Stated task: Repeat verbatim only the lines from the one with "Give me the" through the one with "channels = np.arange(301)", both ends kept. Pictures stay out.

Exercise data:
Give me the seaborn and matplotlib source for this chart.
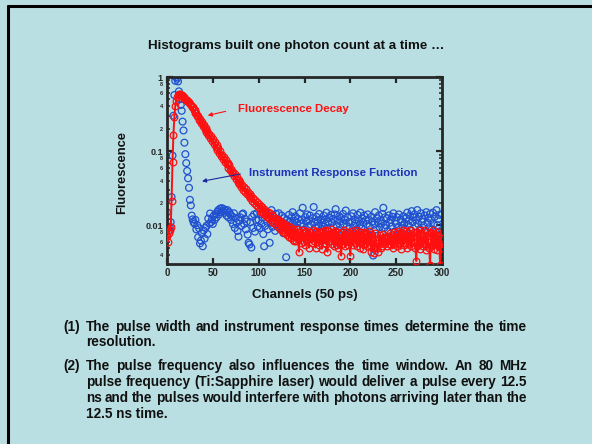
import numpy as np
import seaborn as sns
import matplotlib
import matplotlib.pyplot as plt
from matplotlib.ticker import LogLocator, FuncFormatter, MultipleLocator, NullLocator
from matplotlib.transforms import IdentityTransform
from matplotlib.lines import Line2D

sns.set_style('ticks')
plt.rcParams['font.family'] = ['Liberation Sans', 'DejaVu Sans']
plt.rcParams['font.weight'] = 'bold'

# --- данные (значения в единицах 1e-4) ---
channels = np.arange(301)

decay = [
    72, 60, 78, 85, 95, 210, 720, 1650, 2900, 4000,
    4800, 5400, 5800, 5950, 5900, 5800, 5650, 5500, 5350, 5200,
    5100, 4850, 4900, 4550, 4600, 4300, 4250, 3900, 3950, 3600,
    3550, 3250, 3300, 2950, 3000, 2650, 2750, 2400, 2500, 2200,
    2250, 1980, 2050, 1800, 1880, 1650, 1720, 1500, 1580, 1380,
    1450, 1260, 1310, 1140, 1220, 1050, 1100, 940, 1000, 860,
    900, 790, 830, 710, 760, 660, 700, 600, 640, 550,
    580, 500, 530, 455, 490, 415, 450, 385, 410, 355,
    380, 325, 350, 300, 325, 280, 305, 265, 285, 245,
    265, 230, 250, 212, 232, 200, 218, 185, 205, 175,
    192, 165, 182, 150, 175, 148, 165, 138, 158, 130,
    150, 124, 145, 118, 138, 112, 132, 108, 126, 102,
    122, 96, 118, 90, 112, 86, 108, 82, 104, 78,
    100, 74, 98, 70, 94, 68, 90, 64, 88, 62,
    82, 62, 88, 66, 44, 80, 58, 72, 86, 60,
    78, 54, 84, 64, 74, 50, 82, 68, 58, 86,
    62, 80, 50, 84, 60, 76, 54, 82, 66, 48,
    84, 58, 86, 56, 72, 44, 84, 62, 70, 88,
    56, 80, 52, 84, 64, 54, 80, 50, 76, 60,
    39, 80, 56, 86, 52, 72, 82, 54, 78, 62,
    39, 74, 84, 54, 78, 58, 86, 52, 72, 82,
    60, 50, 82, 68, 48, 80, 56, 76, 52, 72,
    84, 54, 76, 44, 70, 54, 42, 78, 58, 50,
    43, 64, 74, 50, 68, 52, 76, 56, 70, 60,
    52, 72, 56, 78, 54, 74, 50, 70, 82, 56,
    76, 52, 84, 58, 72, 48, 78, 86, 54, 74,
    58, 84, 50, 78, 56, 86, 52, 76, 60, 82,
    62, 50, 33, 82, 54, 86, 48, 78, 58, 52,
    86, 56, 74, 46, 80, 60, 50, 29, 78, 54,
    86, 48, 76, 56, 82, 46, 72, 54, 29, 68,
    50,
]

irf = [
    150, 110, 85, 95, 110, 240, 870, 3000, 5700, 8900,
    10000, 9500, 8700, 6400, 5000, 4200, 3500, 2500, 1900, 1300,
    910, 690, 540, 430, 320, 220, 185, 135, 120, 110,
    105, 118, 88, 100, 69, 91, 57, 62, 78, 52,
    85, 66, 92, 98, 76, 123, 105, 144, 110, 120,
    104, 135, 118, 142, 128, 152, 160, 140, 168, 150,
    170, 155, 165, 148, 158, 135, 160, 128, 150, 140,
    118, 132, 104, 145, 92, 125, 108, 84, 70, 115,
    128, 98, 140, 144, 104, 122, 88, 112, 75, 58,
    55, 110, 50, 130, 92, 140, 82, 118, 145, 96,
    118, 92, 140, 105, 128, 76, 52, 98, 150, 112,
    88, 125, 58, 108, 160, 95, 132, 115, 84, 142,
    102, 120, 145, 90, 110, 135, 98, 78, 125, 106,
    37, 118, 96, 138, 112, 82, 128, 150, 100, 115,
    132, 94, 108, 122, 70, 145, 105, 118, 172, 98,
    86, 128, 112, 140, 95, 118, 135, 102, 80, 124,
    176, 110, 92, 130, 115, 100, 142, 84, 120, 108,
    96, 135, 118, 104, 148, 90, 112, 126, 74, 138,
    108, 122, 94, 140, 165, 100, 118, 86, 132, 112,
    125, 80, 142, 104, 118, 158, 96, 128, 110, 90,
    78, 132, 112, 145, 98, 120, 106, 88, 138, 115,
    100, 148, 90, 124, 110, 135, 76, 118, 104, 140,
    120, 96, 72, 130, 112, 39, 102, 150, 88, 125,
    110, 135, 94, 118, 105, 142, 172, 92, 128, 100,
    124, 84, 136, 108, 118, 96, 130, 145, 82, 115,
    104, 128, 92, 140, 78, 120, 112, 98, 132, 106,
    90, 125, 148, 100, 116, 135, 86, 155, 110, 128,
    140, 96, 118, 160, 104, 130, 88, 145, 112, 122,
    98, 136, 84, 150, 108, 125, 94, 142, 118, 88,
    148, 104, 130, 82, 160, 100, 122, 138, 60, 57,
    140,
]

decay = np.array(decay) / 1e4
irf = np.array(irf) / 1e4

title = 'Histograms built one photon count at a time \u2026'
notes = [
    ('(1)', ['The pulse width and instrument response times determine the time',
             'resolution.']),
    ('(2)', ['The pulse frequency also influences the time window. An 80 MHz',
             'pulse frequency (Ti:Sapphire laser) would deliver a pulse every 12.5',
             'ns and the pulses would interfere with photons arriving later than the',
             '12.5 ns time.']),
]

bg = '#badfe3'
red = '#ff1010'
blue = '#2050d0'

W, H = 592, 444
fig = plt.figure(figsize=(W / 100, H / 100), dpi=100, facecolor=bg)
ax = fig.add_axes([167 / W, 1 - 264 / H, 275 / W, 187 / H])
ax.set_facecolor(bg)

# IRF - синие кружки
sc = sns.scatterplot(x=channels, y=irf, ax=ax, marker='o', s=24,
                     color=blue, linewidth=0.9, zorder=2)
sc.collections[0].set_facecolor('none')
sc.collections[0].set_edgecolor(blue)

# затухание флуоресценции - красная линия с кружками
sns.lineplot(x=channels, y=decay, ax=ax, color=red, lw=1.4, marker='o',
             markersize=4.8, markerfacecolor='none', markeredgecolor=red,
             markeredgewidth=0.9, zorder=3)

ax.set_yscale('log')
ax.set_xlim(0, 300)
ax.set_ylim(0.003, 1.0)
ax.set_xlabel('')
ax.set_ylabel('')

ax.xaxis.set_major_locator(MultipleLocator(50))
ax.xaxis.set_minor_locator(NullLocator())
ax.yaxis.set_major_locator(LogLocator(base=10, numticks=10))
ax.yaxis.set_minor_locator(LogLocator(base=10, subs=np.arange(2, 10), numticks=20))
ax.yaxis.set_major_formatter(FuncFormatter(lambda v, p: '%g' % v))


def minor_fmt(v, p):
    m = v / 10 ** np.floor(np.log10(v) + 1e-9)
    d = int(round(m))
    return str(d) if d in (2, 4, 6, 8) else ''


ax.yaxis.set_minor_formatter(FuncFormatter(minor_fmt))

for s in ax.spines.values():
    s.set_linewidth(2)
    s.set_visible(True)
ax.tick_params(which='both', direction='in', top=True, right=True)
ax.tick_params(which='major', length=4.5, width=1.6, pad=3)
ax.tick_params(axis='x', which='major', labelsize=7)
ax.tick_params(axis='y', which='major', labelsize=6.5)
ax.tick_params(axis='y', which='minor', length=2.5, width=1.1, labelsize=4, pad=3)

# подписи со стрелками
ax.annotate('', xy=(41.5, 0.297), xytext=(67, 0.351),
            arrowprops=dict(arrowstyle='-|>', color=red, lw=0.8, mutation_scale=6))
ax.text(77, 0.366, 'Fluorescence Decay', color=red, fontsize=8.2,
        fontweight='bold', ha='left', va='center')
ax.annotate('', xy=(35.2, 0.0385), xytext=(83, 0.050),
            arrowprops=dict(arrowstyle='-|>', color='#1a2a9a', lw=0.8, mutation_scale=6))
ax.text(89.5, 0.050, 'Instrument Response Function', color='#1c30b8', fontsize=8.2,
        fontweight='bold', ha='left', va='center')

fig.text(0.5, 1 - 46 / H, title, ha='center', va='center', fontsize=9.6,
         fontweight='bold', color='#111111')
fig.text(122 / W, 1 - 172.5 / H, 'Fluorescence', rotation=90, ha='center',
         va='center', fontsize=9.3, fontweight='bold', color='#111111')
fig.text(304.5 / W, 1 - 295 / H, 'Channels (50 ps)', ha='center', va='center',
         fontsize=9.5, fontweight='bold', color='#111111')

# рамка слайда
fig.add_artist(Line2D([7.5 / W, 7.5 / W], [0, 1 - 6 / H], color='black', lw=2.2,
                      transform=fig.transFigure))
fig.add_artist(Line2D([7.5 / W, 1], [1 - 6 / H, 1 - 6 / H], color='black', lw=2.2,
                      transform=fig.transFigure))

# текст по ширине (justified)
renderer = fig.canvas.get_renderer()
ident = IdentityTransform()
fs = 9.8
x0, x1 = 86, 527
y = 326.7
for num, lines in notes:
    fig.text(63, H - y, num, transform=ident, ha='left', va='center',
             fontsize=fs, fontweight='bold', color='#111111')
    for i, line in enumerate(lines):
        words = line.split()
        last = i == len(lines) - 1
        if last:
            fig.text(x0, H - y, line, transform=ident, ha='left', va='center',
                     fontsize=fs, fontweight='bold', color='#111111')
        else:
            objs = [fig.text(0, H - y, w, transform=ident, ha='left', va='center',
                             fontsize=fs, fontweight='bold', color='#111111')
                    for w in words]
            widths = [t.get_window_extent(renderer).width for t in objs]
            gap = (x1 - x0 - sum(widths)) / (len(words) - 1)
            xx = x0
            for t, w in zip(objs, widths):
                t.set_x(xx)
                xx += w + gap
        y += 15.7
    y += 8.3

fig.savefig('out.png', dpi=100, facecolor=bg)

---

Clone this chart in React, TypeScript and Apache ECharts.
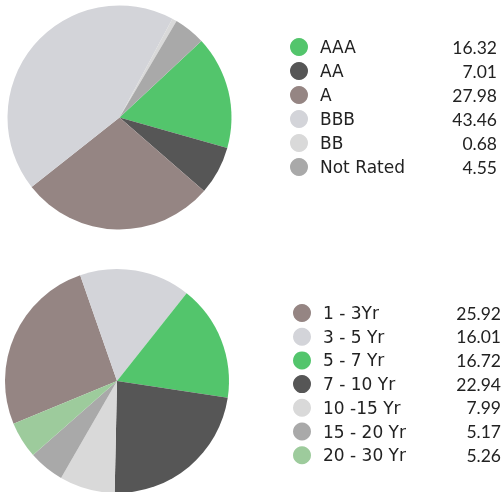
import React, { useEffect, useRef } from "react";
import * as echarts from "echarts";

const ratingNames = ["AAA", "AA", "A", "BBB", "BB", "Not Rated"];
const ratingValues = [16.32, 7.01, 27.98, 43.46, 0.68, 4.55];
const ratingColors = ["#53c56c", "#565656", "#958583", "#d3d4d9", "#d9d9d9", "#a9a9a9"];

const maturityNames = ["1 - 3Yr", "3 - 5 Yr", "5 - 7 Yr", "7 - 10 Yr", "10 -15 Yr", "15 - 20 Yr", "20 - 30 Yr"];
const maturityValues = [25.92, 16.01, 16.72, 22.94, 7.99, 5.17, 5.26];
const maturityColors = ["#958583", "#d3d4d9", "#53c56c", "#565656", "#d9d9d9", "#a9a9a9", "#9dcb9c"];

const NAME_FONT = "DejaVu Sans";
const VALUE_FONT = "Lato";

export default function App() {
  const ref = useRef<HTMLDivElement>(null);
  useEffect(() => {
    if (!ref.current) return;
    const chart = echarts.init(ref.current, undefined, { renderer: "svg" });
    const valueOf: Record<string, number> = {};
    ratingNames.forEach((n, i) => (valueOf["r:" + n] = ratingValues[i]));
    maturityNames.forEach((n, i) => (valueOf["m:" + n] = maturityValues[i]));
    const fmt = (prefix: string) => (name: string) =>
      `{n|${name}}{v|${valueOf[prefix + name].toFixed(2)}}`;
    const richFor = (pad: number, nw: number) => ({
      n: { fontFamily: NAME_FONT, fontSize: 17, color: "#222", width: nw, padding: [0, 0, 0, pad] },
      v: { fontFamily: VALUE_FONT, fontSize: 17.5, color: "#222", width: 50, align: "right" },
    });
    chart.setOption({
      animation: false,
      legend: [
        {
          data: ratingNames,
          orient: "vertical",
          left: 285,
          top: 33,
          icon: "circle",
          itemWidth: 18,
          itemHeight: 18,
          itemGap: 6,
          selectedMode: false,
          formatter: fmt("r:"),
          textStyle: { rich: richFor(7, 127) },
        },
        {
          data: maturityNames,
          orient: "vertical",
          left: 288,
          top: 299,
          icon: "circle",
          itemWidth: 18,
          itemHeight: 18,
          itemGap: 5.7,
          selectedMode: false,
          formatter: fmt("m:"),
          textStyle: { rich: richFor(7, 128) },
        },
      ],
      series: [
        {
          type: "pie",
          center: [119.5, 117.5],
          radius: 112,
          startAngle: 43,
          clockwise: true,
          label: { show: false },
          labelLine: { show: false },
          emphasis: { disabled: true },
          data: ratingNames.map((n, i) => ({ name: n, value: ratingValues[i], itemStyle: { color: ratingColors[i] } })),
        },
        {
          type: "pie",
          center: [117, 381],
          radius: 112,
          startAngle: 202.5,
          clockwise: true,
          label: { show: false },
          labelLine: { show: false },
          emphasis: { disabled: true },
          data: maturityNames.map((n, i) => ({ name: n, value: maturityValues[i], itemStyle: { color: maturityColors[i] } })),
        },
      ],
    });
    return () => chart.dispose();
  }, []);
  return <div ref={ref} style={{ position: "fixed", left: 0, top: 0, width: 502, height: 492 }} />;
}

Full answer:
Give me the seaborn and matplotlib source for this chart.
import numpy as np
import seaborn as sns
import matplotlib
import matplotlib.pyplot as plt
from matplotlib.ticker import LogLocator, FuncFormatter, MultipleLocator, NullLocator
from matplotlib.transforms import IdentityTransform
from matplotlib.lines import Line2D

sns.set_style('ticks')
plt.rcParams['font.family'] = ['Liberation Sans', 'DejaVu Sans']
plt.rcParams['font.weight'] = 'bold'

# --- данные (значения в единицах 1e-4) ---
channels = np.arange(301)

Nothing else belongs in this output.